A recent incident has stirred up some feelings for me regarding cultural sensitivity in schools. As a teacher, generally I feel responsible for the character education of all of my students, so whenever an occasion arises -- in class or otherwise -- where I see that someone is being offensive or hurtful to others (for whatever reason), I address it firmly and make sure I send out a message that that type of behavior is absolutely unacceptable.
As a person of proud Asian descent, I am particularly bothered on a personal level when I see actions around the school setting, that stereotype and/or demean Asian people. But, countering this is not always so easy, especially because in many cultures besides in America (surely in German as well as Salvadoran cultures), there is much less cultural sensitivity in general. I have heard a colleague say things to me that would be considered highly offensive if said in the States, even in private, much less in a professional environment. As a teacher in El Salvador, you live with the reality that one boy out of at least each class is nicknamed "(el) Chino" because they have slanted or small eyes. One "Chino" from my Precalculus class was a blond boy; the nickname was not meant to be hurtful or disparaging. Other culturally "acceptable" nicknames are "(el) Gordo" (the fat one), "(el) Chele" (the pale one), etc.

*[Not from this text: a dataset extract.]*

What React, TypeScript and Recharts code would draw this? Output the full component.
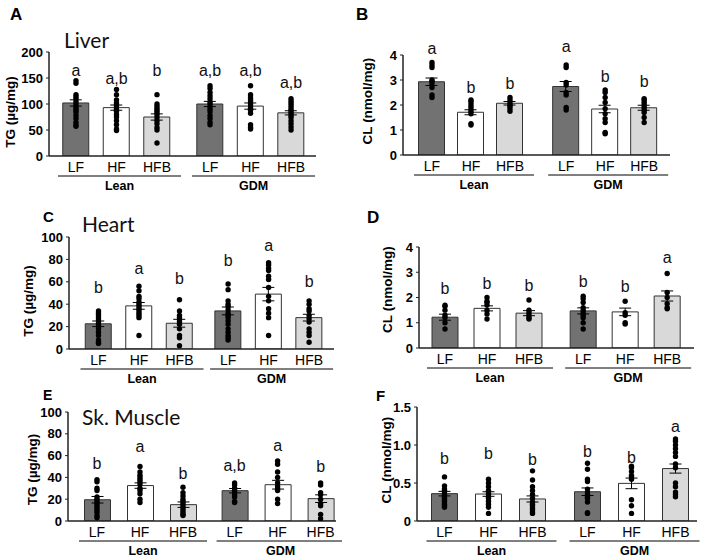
import { ComposedChart, Bar, Scatter, XAxis, YAxis, ErrorBar, ReferenceDot, Cell } from 'recharts'

const ARIAL = '"Liberation Sans", Arial, sans-serif'
const TITLE_FONT = 'Lato, "Open Sans", sans-serif'

const groups = ['Lean', 'GDM']
const diets = ['LF', 'HF', 'HFB']
const fills = ['#727272', '#ffffff', '#d9d9d9']

// A - liver TG (µg/mg)
const liverTgMeans = [102, 93, 75, 100, 96, 83]
const liverTgSem = [6, 5, 6, 5, 6, 4]
const liverTgPoints = [
  [145, 140, 118, 114, 110, 105, 100, 96, 92, 88, 84, 78, 72, 65, 60, 57],
  [128, 118, 108, 102, 98, 94, 90, 86, 80, 75, 68, 60, 52, 49],
  [118, 100, 96, 92, 88, 84, 80, 74, 68, 62, 55, 50, 25],
  [135, 130, 122, 116, 110, 104, 100, 95, 90, 85, 78, 72, 65, 60],
  [135, 118, 112, 108, 104, 100, 96, 92, 88, 82, 60, 55, 52],
  [110, 106, 102, 98, 94, 90, 86, 82, 78, 74, 68, 62, 56, 50],
]
const liverTgLetters = ['a', 'a,b', 'b', 'a,b', 'a,b', 'a,b']
const liverTgLetterY = [165, 150, 165, 165, 165, 142]

// B - liver CL (nmol/mg)
const liverClMeans = [2.93, 1.71, 2.07, 2.74, 1.84, 1.89]
const liverClSem = [0.15, 0.1, 0.07, 0.2, 0.15, 0.1]
const liverClPoints = [
  [3.7, 3.6, 3.5, 3.0, 2.95, 2.85, 2.7, 2.4, 2.3],
  [2.2, 2.15, 2.05, 1.95, 1.85, 1.75, 1.65, 1.25, 1.2],
  [2.3, 2.2, 2.1, 2.0, 1.95, 1.85, 1.75],
  [3.6, 3.5, 2.9, 2.8, 2.5, 2.4, 1.9, 1.8],
  [2.6, 2.5, 2.3, 2.1, 1.85, 1.65, 1.45, 1.3, 0.9, 0.85],
  [2.25, 2.2, 2.1, 2.0, 1.9, 1.8, 1.7, 1.5, 1.3],
]
const liverClLetters = ['a', 'b', 'b', 'a', 'b', 'b']
const liverClLetterY = [4.28, 2.72, 2.88, 4.33, 3.16, 2.93]

// C - heart TG (µg/mg)
const heartTgMeans = [22.5, 38.5, 23, 34, 49, 28]
const heartTgSem = [2.5, 3, 3.5, 3.5, 6, 3]
const heartTgPoints = [
  [34, 32, 30, 28, 26, 24, 22, 20, 18, 15, 12, 8, 6, 5],
  [56, 52, 47, 45, 42, 40, 38, 36, 34, 32, 30, 28, 12],
  [44, 34, 30, 28, 26, 24, 22, 18, 12, 10, 3],
  [58, 53, 43, 40, 38, 35, 32, 30, 28, 25, 22, 18, 15, 12, 10, 8],
  [77, 75, 72, 70, 65, 62, 55, 47, 43, 36, 32, 28, 12],
  [43, 40, 36, 34, 30, 27, 24, 18, 15, 12, 6],
]
const heartTgLetters = ['b', 'a', 'b', 'b', 'a', 'b']
const heartTgLetterY = [55, 72, 63, 79, 92.5, 60]

// D - heart CL (nmol/mg)
const heartClMeans = [1.22, 1.57, 1.38, 1.47, 1.43, 2.06]
const heartClSem = [0.12, 0.1, 0.1, 0.12, 0.15, 0.2]
const heartClPoints = [
  [1.7, 1.65, 1.5, 1.3, 1.2, 1.0, 0.75],
  [2.0, 1.85, 1.8, 1.7, 1.5, 1.35, 1.15],
  [1.9, 1.5, 1.4, 1.3, 1.2, 1.15],
  [2.05, 1.95, 1.8, 1.6, 1.5, 1.4, 1.3, 1.2, 1.0, 0.75],
  [1.85, 1.4, 1.3, 1.0, 0.95],
  [2.95, 2.2, 2.0, 1.75, 1.6, 1.55],
]
const heartClLetters = ['b', 'b', 'b', 'b', 'b', 'a']
const heartClLetterY = [2.36, 2.56, 2.49, 2.62, 2.43, 3.6]

// E - skeletal muscle TG (µg/mg)
const muscleTgMeans = [19.5, 32.5, 15, 27.8, 33.3, 20.5]
const muscleTgSem = [3, 2.5, 2.5, 2, 4, 3.5]
const muscleTgPoints = [
  [38, 36, 30, 28, 22, 20, 18, 16, 14, 12, 10, 8, 5, 3],
  [50, 45, 42, 40, 38, 36, 34, 30, 28, 25, 20, 17],
  [31, 26, 23, 20, 18, 16, 14, 12, 10, 8, 6, 5],
  [35, 33, 30, 28, 26, 24, 22, 18, 17],
  [55, 52, 45, 40, 35, 32, 30, 28, 20, 16],
  [35, 33, 26, 24, 20, 16, 14, 6, 2],
]
const muscleTgLetters = ['b', 'a', 'b', 'a,b', 'a', 'b']
const muscleTgLetterY = [53, 68, 44, 51, 69, 50]

// F - skeletal muscle CL (nmol/mg)
const muscleClMeans = [0.36, 0.355, 0.29, 0.385, 0.495, 0.69]
const muscleClSem = [0.03, 0.03, 0.04, 0.05, 0.07, 0.06]
const muscleClPoints = [
  [0.58, 0.46, 0.42, 0.4, 0.38, 0.35, 0.32, 0.3, 0.27, 0.25, 0.22, 0.2, 0.18],
  [0.55, 0.5, 0.45, 0.4, 0.38, 0.35, 0.32, 0.3, 0.26, 0.22, 0.18, 0.1],
  [0.66, 0.54, 0.45, 0.4, 0.35, 0.3, 0.25, 0.22, 0.2, 0.17, 0.15, 0.12, 0.1],
  [0.76, 0.68, 0.55, 0.52, 0.42, 0.38, 0.35, 0.32, 0.3, 0.25, 0.11, 0.1],
  [0.72, 0.7, 0.65, 0.6, 0.58, 0.55, 0.28, 0.2, 0.1],
  [1.08, 1.05, 1.0, 0.95, 0.9, 0.85, 0.75, 0.7, 0.5, 0.45, 0.38, 0.35, 0.32],
]
const muscleClLetters = ['b', 'b', 'b', 'b', 'b', 'a']
const muscleClLetterY = [0.82, 0.89, 0.81, 0.91, 0.84, 1.24]

const tgLabel = 'TG (µg/mg)'
const clLabel = 'CL (nmol/mg)'

const panels = [
  {
    means: liverTgMeans, sem: liverTgSem, points: liverTgPoints, letters: liverTgLetters, letterY: liverTgLetterY,
    yMax: 200, ticks: [0, 50, 100, 150, 200], yLabel: tgLabel,
    left: 0, x0: 49, x1: 316, top: 52, bottom: 156, first: 76, unit: 40.5, gap: 1.31, ldx: 10, ldy: 8,
  },
  {
    means: liverClMeans, sem: liverClSem, points: liverClPoints, letters: liverClLetters, letterY: liverClLetterY,
    yMax: 4, ticks: [0, 1, 2, 3, 4], yLabel: clLabel,
    left: 354, x0: 403, x1: 670, top: 55, bottom: 155, first: 432, unit: 39, gap: 1.44, ldx: 13, ldy: -4,
  },
  {
    means: heartTgMeans, sem: heartTgSem, points: heartTgPoints, letters: heartTgLetters, letterY: heartTgLetterY,
    yMax: 100, ticks: [0, 20, 40, 60, 80, 100], yLabel: tgLabel,
    left: 0, x0: 69, x1: 334, top: 237, bottom: 349, first: 98.5, unit: 40.5, gap: 1.2, ldx: 28, ldy: 8,
  },
  {
    means: heartClMeans, sem: heartClSem, points: heartClPoints, letters: heartClLetters, letterY: heartClLetterY,
    yMax: 4, ticks: [0, 1, 2, 3, 4], yLabel: clLabel,
    left: 354, x0: 419, x1: 694, top: 247, bottom: 348, first: 445, unit: 42, gap: 1.29, ldx: 33, ldy: -8,
  },
  {
    means: muscleTgMeans, sem: muscleTgSem, points: muscleTgPoints, letters: muscleTgLetters, letterY: muscleTgLetterY,
    yMax: 100, ticks: [0, 20, 40, 60, 80, 100], yLabel: tgLabel,
    left: 0, x0: 68, x1: 336, top: 412, bottom: 521, first: 97, unit: 43, gap: 1.2, ldx: 32, ldy: 3,
  },
  {
    means: muscleClMeans, sem: muscleClSem, points: muscleClPoints, letters: muscleClLetters, letterY: muscleClLetterY,
    yMax: 1.5, ticks: [0, 0.5, 1, 1.5], yLabel: clLabel, decimals: true,
    left: 354, x0: 417, x1: 697, top: 407, bottom: 521, first: 444.5, unit: 44, gap: 1.25, ldx: 32, ldy: -4,
  },
]

function CatTick(props: any) {
  const { x, y, index, unit } = props
  const g = index % 3 === 1
  return (
    <g>
      <text x={x} y={y + 11} textAnchor="middle" dominantBaseline="central" fontSize={14} fontFamily={ARIAL} fill="#000">
        {diets[index % 3]}
      </text>
      {g && (
        <>
          <line x1={x - unit - 18} x2={x + unit + 24} y1={y + 20} y2={y + 20} stroke="#000" strokeWidth={1} />
          <text x={x + 3} y={y + 30} textAnchor="middle" dominantBaseline="central" fontSize={12.5} fontWeight="bold" fontFamily={ARIAL} fill="#000">
            {groups[Math.floor(index / 3)]}
          </text>
        </>
      )}
    </g>
  )
}

function Panel({ p }: { p: any }) {
  const pos = [0, 1, 2, 2 + p.gap, 3 + p.gap, 4 + p.gap]
  const mt = 30
  const xh = 44
  const T = p.top - mt
  const W = p.x1 - p.left + 6
  const H = p.bottom - T + xh
  const dMin = -(p.first - p.x0) / p.unit
  const dMax = (p.x1 - p.first) / p.unit
  const bars = p.means.map((m: number, i: number) => ({ x: pos[i], mean: m, err: p.sem[i] }))
  const dots = p.points.flatMap((arr: number[], i: number) => arr.map((v) => ({ x: pos[i], y: v })))
  const yTitle = (lp: any) => {
    const vb = lp.viewBox
    const cx = vb.x + p.ldx
    const cy = vb.y + vb.height / 2 + p.ldy
    return (
      <text x={cx} y={cy} transform={`rotate(-90 ${cx} ${cy})`} textAnchor="middle" dominantBaseline="central"
        fontSize={13.5} fontWeight="bold" fontFamily={ARIAL} fill="#000">
        {p.yLabel}
      </text>
    )
  }
  return (
    <div style={{ position: 'absolute', left: p.left, top: T }}>
      <ComposedChart width={W} height={H} data={bars} margin={{ top: mt, right: 6, left: 0, bottom: 0 }}>
        <XAxis
          dataKey="x"
          type="number"
          domain={[dMin, dMax]}
          allowDataOverflow
          ticks={pos}
          interval={0}
          height={xh}
          tickSize={0}
          tickMargin={0}
          tickLine={false}
          axisLine={{ stroke: '#222', strokeWidth: 1.5 }}
          tick={(tp: any) => <CatTick {...tp} unit={p.unit} />}
        />
        <YAxis
          type="number"
          width={p.x0 - p.left}
          domain={[0, p.yMax]}
          allowDataOverflow
          ticks={p.ticks}
          interval={0}
          tickSize={3}
          tickMargin={3}
          tickLine={{ stroke: '#222' }}
          axisLine={{ stroke: '#222', strokeWidth: 1.5 }}
          tick={{ fontSize: 13, fontWeight: 700, fill: '#000', fontFamily: ARIAL }}
          tickFormatter={(v: number) => (p.decimals && v !== 0 ? v.toFixed(1) : String(v))}
          label={{ content: yTitle }}
        />
        <Bar dataKey="mean" barSize={26} stroke="#333" strokeWidth={1} isAnimationActive={false}>
          {bars.map((_: any, i: number) => (
            <Cell key={i} fill={fills[i % 3]} />
          ))}
          <ErrorBar dataKey="err" direction="y" width={6} stroke="#000" strokeWidth={1} />
        </Bar>
        <Scatter
          data={dots}
          dataKey="y"
          isAnimationActive={false}
          shape={(sp: any) => <circle cx={sp.cx} cy={sp.cy} r={2.7} fill="#000" />}
        />
        {p.letters.map((l: string, i: number) => (
          <ReferenceDot
            key={i}
            x={pos[i]}
            y={p.letterY[i]}
            ifOverflow="visible"
            shape={(rp: any) => (
              <text x={rp.cx} y={rp.cy} textAnchor="middle" dominantBaseline="central" fontSize={16} fontFamily={ARIAL} fill="#111">
                {l}
              </text>
            )}
          />
        ))}
      </ComposedChart>
    </div>
  )
}

const panelLetters = [
  { t: 'A', x: 10, y: 20, s: 17 },
  { t: 'B', x: 356, y: 20, s: 17 },
  { t: 'C', x: 43, y: 222, s: 15 },
  { t: 'D', x: 367, y: 223, s: 17 },
  { t: 'E', x: 43, y: 400, s: 14 },
  { t: 'F', x: 376, y: 401, s: 15 },
]
const titles = [
  { t: 'Liver', x: 64, y: 48 },
  { t: 'Heart', x: 82, y: 232 },
  { t: 'Sk. Muscle', x: 82, y: 425 },
]

export default function App() {
  return (
    <div style={{ position: 'absolute', left: 0, top: 0, width: 708, height: 557, overflow: 'hidden', background: '#fff' }}>
      {panels.map((p, i) => (
        <Panel key={i} p={p} />
      ))}
      <svg width={708} height={557} style={{ position: 'absolute', left: 0, top: 0, pointerEvents: 'none' }}>
        {panelLetters.map((l) => (
          <text key={l.t} x={l.x} y={l.y} fontSize={l.s} fontWeight="bold" fontFamily={ARIAL} fill="#000">
            {l.t}
          </text>
        ))}
        {titles.map((t) => (
          <text key={t.t} x={t.x} y={t.y} fontSize={21} fontFamily={TITLE_FONT} fill="#111">
            {t.t}
          </text>
        ))}
      </svg>
    </div>
  )
}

Totally unacceptable in the States but totally common-place in Latin America.
So, the line becomes gray in other cultures. --Or does it?
That is what I have been thinking about the last few days, since I had to deal with a kid who repeatedly put offensive images about Chinese people on a slideshow that he was trying to put together about China. As it turns out, neither the boy's mom nor the other colleague involved in the incident thought the pictures were so bad. (The images made fun of how Chinese people eat cats and dogs, and also had bad English phrases on them like "Sum Ting Wong?") The pictures were so offensive to me that I had to delete them off of my desktop immediately after sending them along to another adult, so that I could get rid of the negative feeling that the images caused me. When my colleague saw the pictures, their first reaction -- in my presence -- was to laugh. Is it my job to educate them? Where does my role as an outsider fit in, in terms of pushing back on these cultural sensitivity issues?
On a semi-related note, recently, an acquaintance mentioned on Facebook that she received a letter from her bank with a Chinese card tucked inside. She was offended, because she's actually Vietnamese. From an outsider's perspective, maybe you would think she overreacted, but unless you are from a country that constantly gets lumped into another country's ethnic group, you cannot begin to understand how she feels. (Her last name is Nguyen, by the way. That is the most common Vietnamese last name. The person at her bank who made this Asian publicity stunt needs to feel bad; that is like addressing a Kenny or O'Connor and saying they are Swiss.)
So, this is what I know: Racism is real, and it is hurtful. Whether or not a person is actually racist, their behavior and choices speak volumes for them. If we do not educate our children about what is acceptable and culturally sensitive, then they will grow up to be adults who help to propogate harmful racial stereotypes.
So, again, my question is: What is my role as an educator to help to stop this? Does my role change in an international setting? If you have thoughts, please feel free to add them. Otherwise, this is something I guess I'll have to figure out for myself, because it is important and worth thinking about.